1.自分(吉良)以外の人物に、バイツァ・ダストを仕掛ける
2.仕掛けられた人物に、他者が吉良についての質問をしたり、仕掛けられた人物が吉良のことを話したりすると、聞いた側、知った側の瞳にスタンドが乗り移り爆発
3.爆発後、1時間ほど時間が戻り、同じ運命が繰り返される。2周目以降の運命で仕掛けられた側が起爆のきっかけに気づき1周目と違う行動をとったとしても1周目で殺された者が「爆死する」という結末は回避できない
4.繰り返される運命の記憶はバイツァ・ダストを仕掛けられた者のみ認識しており、吉良を含む他者はその記憶はない
5.爆発を回避するには「爆発する前」に吉良がバイツァ・ダストを解除する以外にない
6.バイツァ・ダスト起動中は、吉良のそばにキラークイーンはいない(近接戦はできない)

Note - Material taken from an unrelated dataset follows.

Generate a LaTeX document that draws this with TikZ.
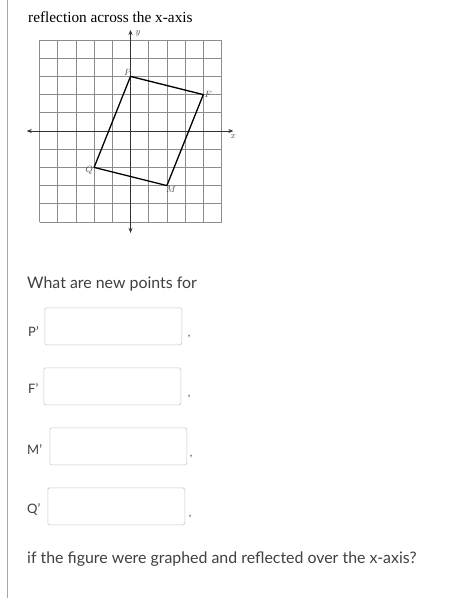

 これは吉良を捜索している東方仗助らから身を守るために、手がかりとなる少年、川尻早人に仕掛けられました。極めて複雑ですが仕掛ければ勝手に自分を守ってくれるという便利な能力です。しかし、早人の機転や吉良自身の油断などの要素が重なり破られています。「バイツァ・ダストの存在意義よ……」と考えさせられるスタンドでした。

『ジョジョ』の難解スタンドを4体紹介しましたが、難しすぎてこのコラム自体がきちんと伝わっているかが心配です。